Smashing all known records by a multiple of 10, IBM Research Almaden, California, has developed hardware and software technologies that will allow it to strap together 200,000 hard drives to create a single storage cluster of 120 petabytes — or 120 million gigabytes.
The giant data container is expected to store around one trillion files and should provide the space needed to allow more powerful simulations of complex systems, like those used to model weather and climate.
A 120 petabyte drive could hold 24 billion typical five-megabyte MP3 files or comfortably swallow 60 copies of the biggest backup of the Web, the 150 billion pages that make up the Internet Archive’s WayBack Machine.
120PB is the kind of capacity that you need to store global weather models or infinitely detailed weapon system simulations, both of which are usually carried out by government agencies or federally-funded research institutions. Alternatively, it could be used to store a large portion of the internet (or data about its users) for Google or Facebook, or another client with very deep pockets.

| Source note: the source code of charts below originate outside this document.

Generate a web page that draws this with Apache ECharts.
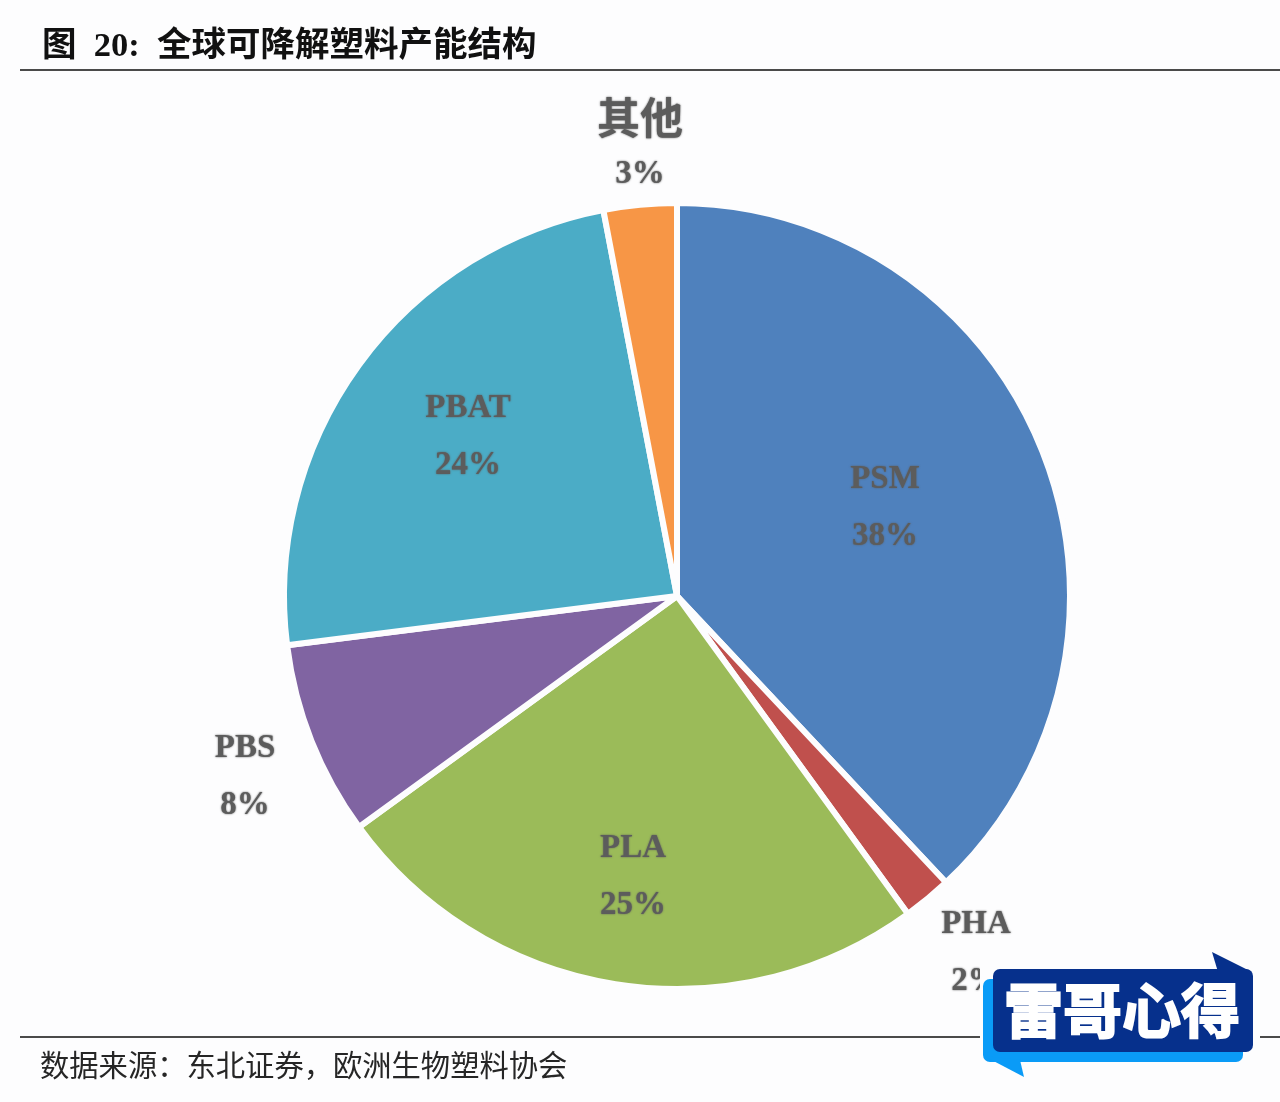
<!DOCTYPE html>
<html>
<head>
<meta charset="utf-8">
<title>全球可降解塑料产能结构</title>
<style>
  html, body { margin: 0; padding: 0; background: #fdfdfe; }
  #main { width: 1280px; height: 1102px; }
</style>
<script src="https://cdn.jsdelivr.net/npm/echarts@6/dist/echarts.min.js"></script>
</head>
<body>
<div id="main"></div>
<script>
// Data
var names = ['PSM', 'PHA', 'PLA', 'PBS', 'PBAT', '其他']
var shares = [38, 2, 25, 8, 24, 3]
var colors = ['#4f81bd', '#c0504d', '#9bbb59', '#8064a2', '#4bacc6', '#f79646']

var titleText = '图  20:  全球可降解塑料产能结构'
var sourceText = '数据来源：东北证券，欧洲生物塑料协会'
var logoText = '雷哥心得'

// Where each label is centred, same order as names
var labelSpots = [[885, 508], [976, 953], [633, 877], [245, 777], [468, 437], [640, 146]]

var serif = '"Liberation Serif", "Noto Sans CJK SC", serif'
var cjk = '"Liberation Serif", "Noto Sans CJK SC", sans-serif'
var labelGrey = '#5c5c5c'

var chart = echarts.init(document.getElementById('main'), null, { renderer: 'canvas' })

var pieData = names.map(function (name, i) {
  return { name: name, value: shares[i], itemStyle: { color: colors[i] } }
})

// the labels in the picture are soft, a small shadow gets close to that
function labelStyle(family, size) {
  return {
    fontFamily: family, fontSize: size, fontWeight: 'bold', color: labelGrey,
    lineHeight: 57, align: 'center', textShadowColor: labelGrey, textShadowBlur: 2
  }
}

chart.setOption({
  animation: false,
  backgroundColor: '#fdfdfe',
  title: [{
    text: titleText,
    left: 37,
    top: 25,
    textStyle: { fontFamily: cjk, fontSize: 34.5, fontWeight: 'bold', color: '#111111' }
  }, {
    text: sourceText,
    left: 35,
    top: 1049,
    textStyle: { fontFamily: cjk, fontSize: 29.3, fontWeight: 'normal', color: '#262626' }
  }],
  series: [{
    type: 'pie',
    center: [677, 596],
    radius: [0, 393],
    startAngle: 90,
    clockwise: true,
    silent: true,
    data: pieData,
    itemStyle: { borderColor: '#fdfdfe', borderWidth: 6 },
    label: {
      show: true,
      position: 'inside',
      formatter: function (p) {
        var nameStyle = p.name === '其他' ? 'big' : 'n'
        return '{' + nameStyle + '|' + p.name + '}\n{p|' + p.value + '%}'
      },
      rich: {
        n: labelStyle(serif, 33),
        big: labelStyle('"Noto Sans CJK SC", sans-serif', 43),
        p: labelStyle(serif, 33)
      }
    },
    labelLine: { show: false },
    labelLayout: function (p) {
      var spot = labelSpots[p.dataIndex]
      return { x: spot[0], y: spot[1], align: 'center', verticalAlign: 'middle' }
    }
  }],
  graphic: [
    { type: 'rect', z: 10, shape: { x: 20, y: 69, width: 1260, height: 2 }, style: { fill: '#4a4a4a' } },
    { type: 'rect', z: 10, shape: { x: 20, y: 1036, width: 1260, height: 2 }, style: { fill: '#4a4a4a' } },
    // the logo stamped over the corner, with its pale patch hiding the rule and the 2% label
    { type: 'rect', z: 20, shape: { x: 980, y: 966, width: 280, height: 112 }, style: { fill: '#fdfdfe' } },
    { type: 'rect', z: 21, shape: { x: 983, y: 979, width: 260, height: 83, r: 7 }, style: { fill: '#0a9bf7' } },
    { type: 'polygon', z: 21, shape: { points: [[984, 1056], [1024, 1077], [1020, 1060]] }, style: { fill: '#0a9bf7' } },
    { type: 'rect', z: 22, shape: { x: 993, y: 969, width: 260, height: 83, r: 7 }, style: { fill: '#06308c' } },
    { type: 'polygon', z: 22, shape: { points: [[1212, 952], [1218, 972], [1252, 972]] }, style: { fill: '#06308c' } },
    {
      type: 'text', z: 23, x: 1122, y: 1011,
      style: {
        text: logoText, fill: '#ffffff', stroke: '#ffffff', lineWidth: 2, align: 'center', verticalAlign: 'middle',
        font: 'bold 59px "Noto Sans CJK SC", sans-serif'
      }
    }
  ]
})
</script>
</body>
</html>
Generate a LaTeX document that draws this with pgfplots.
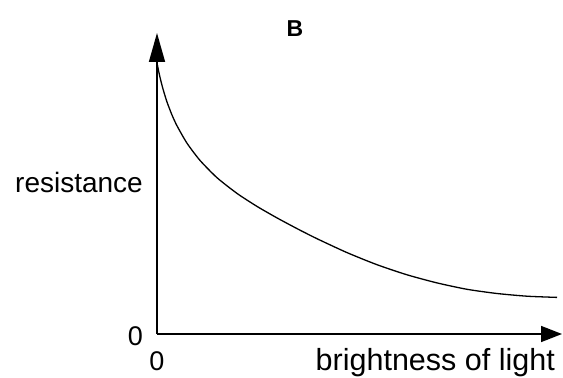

The largest systems currently in existence are generally around 15 petabytes — though, as of 2010, Facebook had a 21PB Hadoop cluster, and by now it’s probably significantly larger.
Exact details about the software and hardware isn’t given by IBM, but we do know that it features a new-and-updated version of IBM’s General Parallel File System (GPFS).
GPFS is a volume-spanning file system which stores individual files across multiple disks — in other words, instead of reading a multi-terabyte high-resolution model at 100MB/sec from a single drive, the same file can be read in a massively parallel fashion from multiple disks.
The end result is read/write speeds in the region of several terabytes per second — and, as a corollary, the ability to create more than 30,000 files per second.
GPFS also supports redundancy and fault tolerance: when a drive dies, its contents are rebuilt on a replacement drive automatically by the governing computer.
GPFS has been already breaking world records by itself scoring a 37x record in file scanning (see GPFS breaks file scanning record by 37x) which means that brutal hard disk workforce is nothing if not paired with innovative software.
On the hard drive side of things, if we divide 120PB by 200,000 you get 630GB — and once you factor in redundancy, it’s fairly safe to assume that the drives are all 1TB in size. We also know that every single one of the 200,000 drives will be watercooled with presumably the largest and most complicated bit of plumbing ever attempted — but considering IBM’s penchant for watercooling its top-end servers, that’s hardly surprising (though we still hope to post a photo of the system once it’s complete).